Ötzi was undoubtably a hunter, a member of an elite group, skilled in bow and arrow work, an experienced and knowledgeable hiker and tracker, and he was probably killed by accident doing a job that would ensure the survival of his community!
Andreas Putzer is an archaeologist based at the South Tyrol Museum of Archaeology in Bolzano / Bozen. He believes he has resolved some of the mysteries surrounding Ötzi’s life and death. ‘His diet was based mainly on game, ibex and deer, which links him to hunting,’ he says as a matter of course, stating an undoubtable fact.
Specialised hunting of big game had become a prestigious activity for the high rollers of Ötzi’s community. His clothing and equipment suggest he was integral to the hunting culture. The hunters, says Putzer, made their own weapons. ‘Ötzi had a very sophisticated bow, he used the best materials – the best wood to make the shaft, the best flint to make the arrow-head, jew, which is strong and flexible, for the bow; he was very up-to-date for his period.’

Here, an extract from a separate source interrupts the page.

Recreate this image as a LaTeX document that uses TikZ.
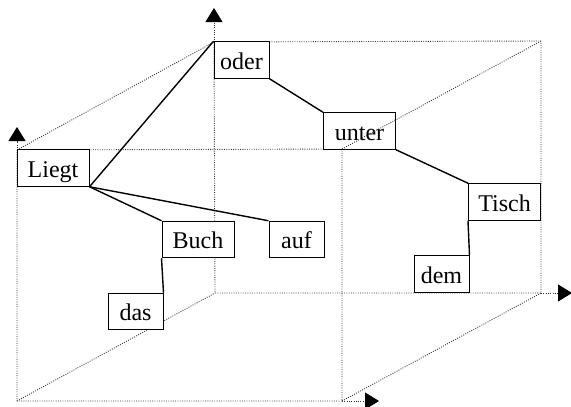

He had an intimate knowledge of the mountain terrain and was blessed with extraordinary stamina. He was fit and strong, a veteran in the use of a bow. His aim would have been straight. Unlike one of his companions!
Ötzi had been shot and this has prompted theories about dark motives. Equally plausible is the possibility that his death was not preordained. Putzer, while not dismissing the idea that Ötzi was the victim of a feud, is more interested in the reasons for his presence in the high mountains.
‘They hunted close to their settlements. They needed to hunt because they could not kill their domestic animals. So we have to think they had crop failure. What do you do if you want to eat? The only possibility is to hunt.’
‘The ibex and deer followed different routes and the hunters would have known where they were at different times of the year. The ibex, in particular, roamed close to where (Ötzi) was found.’ ‘I think it is possible (he was shot by accident). The only strange thing is that they left him up there.’
Strange because Ötzi would have been a hero in his community. The colder climate of the period had reduced agricultural yields, says Putzer, ‘forcing the population to compensate for the loss of calories in the diet with meat derived from hunting activity’. Ötzi provided that food. He died where he fell, preserved by ice that crept imperceptibly over his body for thousands of years.
Now we are fascinated by this iceman, which does not surprise Putzer. ‘There is a fascination because there is a body and humans identity with their own, also we have his clothes, his equipment … the mummy makes this archeological find more human. You see his clothes, we all wear clothes, you discover his physical problems – he had arthrorois and you say “I have arthrorois”; he was lactose intolerant, “I am also lactose intolerant”. This makes him close to people, that is why he is so famous.‘
Today a walker in the high Alps might eat a meal similar to the last one Ötzi consumed, and not be expected to share the same fate! Air-dried meat would replace the freshly-cooked meat, yeast bread would replace the unleavened flatbread.